Immunotherapy

Some immunotherapy treatments help “mark” cancer cells for attack by the immune system, while others boost the patient’s immune system more generally. Many different types of immunotherapy are currently being developed and tested for the treatment of cancers, including brain tumors.

One area of active immunotherapy research at UCSF is the development of treatment vaccines, which are designed to help T-cells recognize and target tumor cells, specifically those carrying certain mutations. This strategy takes advantage of known mutations that exist in brain tumor cells, but not normal cells.

To create a treatment vaccine, synthetic molecules are created in the lab to correspond to the mutated DNA sequence in a patient’s tumor. Often, these need to be personalized, since each patient has a unique profile of tumor antigens (molecules recognized by the immune system). Once injected, the treatment vaccine will initiate an immune response that activates T-cells and antibodies. The T-cells and antibodies will then recognize, attack, and continually “remember” how to identify tumor cells based on the tumor-specific antigens in the vaccine.

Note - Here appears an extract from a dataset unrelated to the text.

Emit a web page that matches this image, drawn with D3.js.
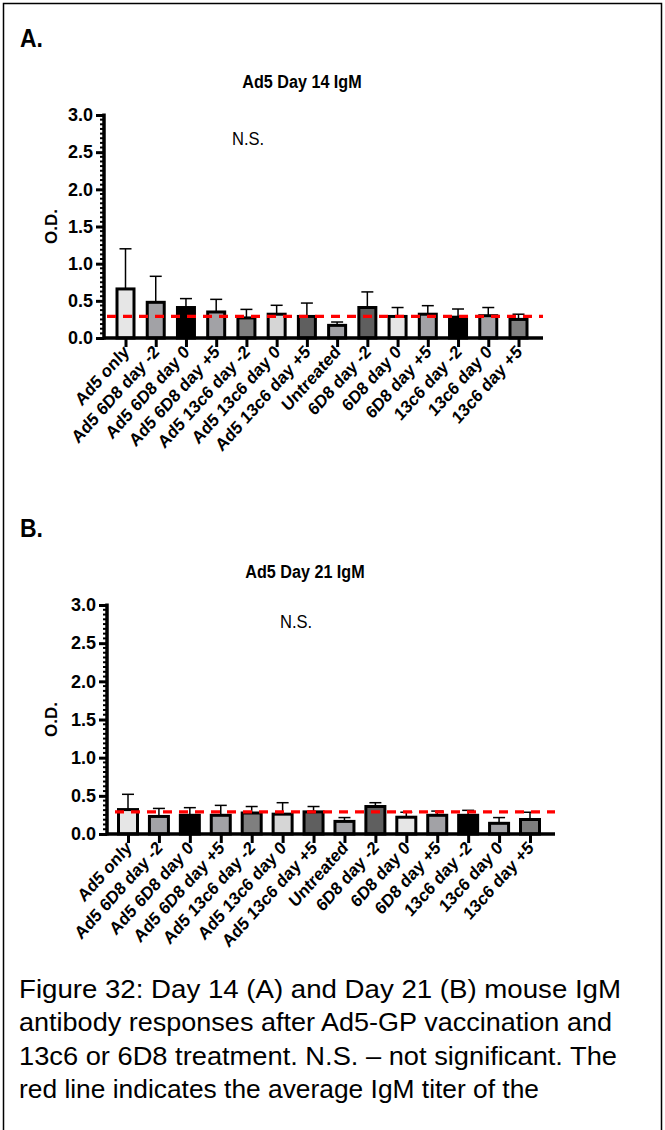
<!DOCTYPE html>
<html>
<head>
<meta charset="utf-8">
<script src="https://cdn.jsdelivr.net/npm/d3@7"></script>
<style>
  html, body { margin: 0; padding: 0; background: #fff; }
  svg { display: block; font-family: "Liberation Sans", Arial, sans-serif; }
</style>
</head>
<body>
<svg id="chart" width="665" height="1130"></svg>
<script>
// ---- Data ----
const categories = [
  "Ad5 only", "Ad5 6D8 day -2", "Ad5 6D8 day 0", "Ad5 6D8 day +5",
  "Ad5 13c6 day -2", "Ad5 13c6 day 0", "Ad5 13c6 day +5", "Untreated",
  "6D8 day -2", "6D8 day 0", "6D8 day +5", "13c6 day -2", "13c6 day 0", "13c6 day +5"
];
const barFills = [
  "#e6e6e6", "#a2a2a6", "#000000", "#a2a2a6", "#7f7f7f", "#d6d6d6", "#5f5f5f",
  "#a2a2a6", "#5f5f5f", "#e6e6e6", "#a2a2a6", "#000000", "#a2a2a6", "#7f7f7f"
];
const day14Mean = [0.66, 0.48, 0.41, 0.35, 0.27, 0.32, 0.29, 0.17, 0.41, 0.29, 0.32, 0.28, 0.30, 0.25];
const day14Err  = [1.20, 0.83, 0.53, 0.52, 0.385, 0.44, 0.47, 0.215, 0.62, 0.41, 0.435, 0.39, 0.41, 0.32];
const day21Mean = [0.32, 0.23, 0.245, 0.245, 0.275, 0.26, 0.29, 0.165, 0.36, 0.22, 0.245, 0.245, 0.14, 0.19];
const day21Err  = [0.52, 0.335, 0.345, 0.375, 0.36, 0.41, 0.36, 0.215, 0.41, 0.285, 0.30, 0.31, 0.215, 0.285];
const yTicks = [0, 0.5, 1.0, 1.5, 2.0, 2.5, 3.0];
const redLineValue14 = 0.29;
const redLineValue21 = 0.29;
const captionLines = [
  "Figure 32: Day 14 (A) and Day 21 (B) mouse IgM",
  "antibody responses after Ad5-GP vaccination and",
  "13c6 or 6D8 treatment.  N.S. \u2013 not significant. The",
  "red line indicates the average IgM titer of the"
];

const FONT = "Liberation Sans, Arial, sans-serif";
const svg = d3.select("#chart");

// frame
svg.append("rect").attr("x", 3.5).attr("y", 3.5).attr("width", 658).attr("height", 1140)
  .attr("fill", "none").attr("stroke", "#000").attr("stroke-width", 1.5);

function panel(cfg) {
  const g = svg.append("g");
  const y = d3.scaleLinear().domain([0, 3]).range([cfg.y0, cfg.y3]);
  const x = d3.scalePoint().domain(categories).range([cfg.xFirst, cfg.xLast]);

  // letter
  g.append("text").attr("transform", `translate(20,${cfg.letterY}) scale(0.92,1)`).attr("font-size", 25)
    .attr("font-weight", "bold").text(cfg.letter);
  // title
  g.append("text").attr("transform", `translate(${cfg.titleX},${cfg.titleY}) scale(0.85,1)`)
    .attr("text-anchor", "middle")
    .attr("font-size", 19).attr("font-weight", "bold").text(cfg.title);
  // N.S.
  g.append("text").attr("transform", `translate(${cfg.nsX},${cfg.nsY}) scale(0.92,1)`)
    .attr("font-size", 18).text("N.S.");

  // y axis label
  g.append("text").attr("transform", `translate(${cfg.odX},${(cfg.y0 + cfg.y3) / 2}) rotate(-90)`)
    .attr("text-anchor", "middle").attr("font-size", 17).attr("font-weight", "bold").text("O.D.");

  // y axis
  const yAxis = d3.axisLeft(y).tickValues(yTicks).tickFormat(d3.format(".1f")).tickSize(8).tickPadding(3);
  const ya = g.append("g").attr("transform", `translate(${cfg.axisX},0)`).call(yAxis);
  ya.select(".domain").remove();
  ya.selectAll(".tick line").attr("stroke", "#000").attr("stroke-width", 3);
  ya.selectAll(".tick text").attr("font-size", 18).attr("font-weight", "bold")
    .attr("font-family", FONT).attr("fill", "#000");
  // minor ticks
  const minor = d3.range(0, 3.0001, 0.0625).filter(v => Math.abs(v * 2 - Math.round(v * 2)) > 1e-6);
  g.append("g").selectAll("line").data(minor).join("line")
    .attr("x1", cfg.axisX - 4).attr("x2", cfg.axisX)
    .attr("y1", d => y(d)).attr("y2", d => y(d))
    .attr("stroke", "#000").attr("stroke-width", 2);
  g.append("line").attr("x1", cfg.axisX).attr("x2", cfg.axisX)
    .attr("y1", y(3) - 1.5).attr("y2", y(0) + 1.5).attr("stroke", "#000").attr("stroke-width", 3.5);

  // bars
  const bw = cfg.barW;
  // error bars (upper only)
  g.append("g").selectAll("line").data(cfg.mean).join("line")
    .attr("x1", (d, i) => x(categories[i])).attr("x2", (d, i) => x(categories[i]))
    .attr("y1", d => y(d)).attr("y2", (d, i) => y(cfg.err[i]))
    .attr("stroke", "#000").attr("stroke-width", 1.5);
  g.append("g").selectAll("line").data(cfg.err).join("line")
    .attr("x1", (d, i) => x(categories[i]) - 6).attr("x2", (d, i) => x(categories[i]) + 6)
    .attr("y1", d => y(d)).attr("y2", d => y(d))
    .attr("stroke", "#000").attr("stroke-width", 1.5);
  g.append("g").selectAll("rect").data(cfg.mean).join("rect")
    .attr("x", (d, i) => x(categories[i]) - bw / 2)
    .attr("y", d => y(d))
    .attr("width", bw)
    .attr("height", d => y(0) - y(d))
    .attr("fill", (d, i) => barFills[i])
    .attr("stroke", "#000").attr("stroke-width", 3);

  // x axis
  g.append("line").attr("x1", cfg.axisX).attr("x2", cfg.xEnd)
    .attr("y1", y(0)).attr("y2", y(0)).attr("stroke", "#000").attr("stroke-width", 3.5);
  const xa = g.append("g").attr("transform", `translate(0,${y(0)})`)
    .call(d3.axisBottom(x).tickSize(9).tickPadding(4));
  xa.select(".domain").remove();
  xa.selectAll(".tick line").attr("stroke", "#000").attr("stroke-width", 3);
  xa.selectAll(".tick text")
    .attr("font-size", 18).attr("font-weight", "bold").attr("fill", "#000")
    .attr("font-family", FONT)
    .attr("text-anchor", "end").attr("dy", null).attr("y", 0)
    .attr("transform", "translate(4,15) scale(0.9,1) rotate(-45)");

  // red dashed line
  g.append("line").attr("x1", cfg.redStart).attr("x2", cfg.xEnd)
    .attr("y1", y(cfg.red)).attr("y2", y(cfg.red))
    .attr("stroke", "#ff0000").attr("stroke-width", 3.2).attr("stroke-dasharray", "9,7");
}

panel({
  letter: "A.", letterY: 47, title: "Ad5 Day 14 IgM", titleX: 302, titleY: 88,
  nsX: 232, nsY: 145, odX: 57,
  y0: 338, y3: 115, axisX: 104, xFirst: 125.5, xLast: 518.5, xEnd: 543, barW: 17,
  mean: day14Mean, err: day14Err, red: redLineValue14, redStart: 107
});
panel({
  letter: "B.", letterY: 537, title: "Ad5 Day 21 IgM", titleX: 305, titleY: 578,
  nsX: 280, nsY: 628, odX: 57,
  y0: 834, y3: 605, axisX: 107, xFirst: 128, xLast: 530, xEnd: 555, barW: 19,
  mean: day21Mean, err: day21Err, red: redLineValue21, redStart: 115
});

// caption
const capEnds = [621, 612, 617, 539];
svg.append("g").selectAll("text").data(captionLines).join("text")
  .attr("x", 19).attr("y", (d, i) => 998 + i * 33.4)
  .attr("font-size", 26.5)
  .attr("textLength", (d, i) => capEnds[i] - 19)
  .attr("lengthAdjust", "spacingAndGlyphs")
  .text(d => d);
</script>
</body>
</html>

Currently, we are developing, evaluating, and improving this technique for brain tumors like pediatric gliomas. In fact, we are among the few institutions offering clinical trials of personalized vaccines for gliomas. For example, the H3.3K27M Specific Peptide Vaccine targets tumor cells carrying a specific antigen that is caused by a mutation identified as H3.3K27M (a classification that denotes the exact type and location of the mutation). The H3.3K27M mutation is common for diffuse midline glioma (previously classified as diffuse intrinsic pontine glioma, DIPG) and other pediatric gliomas. Of course, each patient undergoes high-throughput gene sequencing to verify that the mutation is present, so that each vaccine is specific to the patient’s tumor.